The neighborhood benefits too when a job runs predictably. Short, clear communication with neighbors about noise and hose placement prevents car tire tracks across a wet slab and saves the contractor from sanding their own footprints back out.
Two brief anecdotes from the field
A client called about black streaks that returned a week after a DIY wash. The photos showed an even surface the day of, then crescents near the wheel paths seven days later. We found a sealed, tight-trowel finish that had been polished in small arcs by a rental wand. The heat of the friction, not visible at first, brought tire polymers to the surface as the sun baked the slab. We corrected it with a mild alkaline wash and a cool water surface cleaner at lower pressure, keeping the pace slower to avoid heat buildup. The streaks eased by 80 percent. The final 20 percent faded with time because we stopped reactivating the material.
Another homeowner had rust constellations around a vintage metal bench. A previous cleaner had hit them with high pressure and no chemistry, turning the dots into pale halos. We applied an oxalic acid solution with a pump sprayer, let it dwell three minutes, then neutralized and rinsed. The rust lifted evenly. The lesson was simple. You cannot muscle mineral stains. Respect the chemistry, and you need less force.
What a realistic transformation looks like
If the driveway is in average shape, expect a visual jump of 70 to 90 percent. Oil that has penetrated for years may reduce to a faint shadow, especially if the slab is unsealed and porous. Fresh drips often disappear entirely. Rust might vanish or come down to a ghost depending on how deep it has traveled. Tire marks usually break up well with heat and the right tip. Mildew clears to bright. The overall tone shifts lighter, and the texture reads clearer.
Photos can mislead because wet concrete looks uniformly dark and flawless. Ask to see images from the next day when the slab is fully dry. That is the honest representation of the finish you are buying.
Aftercare that keeps the driveway cleaner longer
You can help the results last. Keep leaves blown off in the fall so tannins do not print. Put a small drip tray under the car that bleeds oil, even after a repair. Rinse the surface lightly after mowing, when fine clippings and dust settle. If irrigation hits the driveway, adjust the heads so they do not overspray. Hard water deposits form slowly but stubbornly and are harder to remove than a basic dirt film.
If the driveway sits under trees with heavy pollen or sap, schedule a light maintenance wash midseason. It is quicker and cheaper than waiting for the buildup to become a full restoration next year.
Bringing it all together
A driveway revival depends on more than horsepower. The best results come from a balanced mix of flow, controlled pressure, surface cleaners for uniformity, and chemistry matched to stain type. Add a plan for runoff and a steady hand around joints and edges, and you have most of what matters.
When you speak with potential providers, or consider doing it yourself, frame the decision around process and outcome, not just price.

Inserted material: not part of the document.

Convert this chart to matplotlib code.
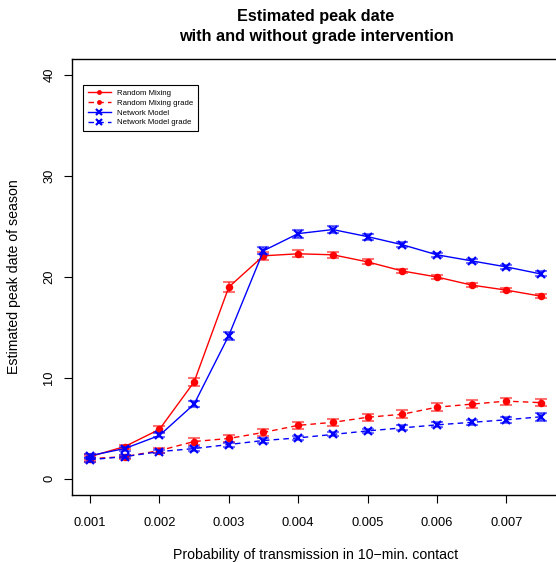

A thorough pressure washing service will describe their approach to pretreatment, equipment, and protection. They will reference similar jobs in your area and offer a scope that covers broad cleaning and targeted stain work. Those details are not fluff. They are the quiet indicators that your concrete will come back bright without new scars.
If you treat the driveway as an asset, not an afterthought, it will reward you. The curb looks sharper, the garage stays tidier, and small problems, from leaks to drainage quirks, become easier to spot against a clean, honest surface. That is the real value of a well executed wash. It resets the baseline so you can maintain with less effort, season after season.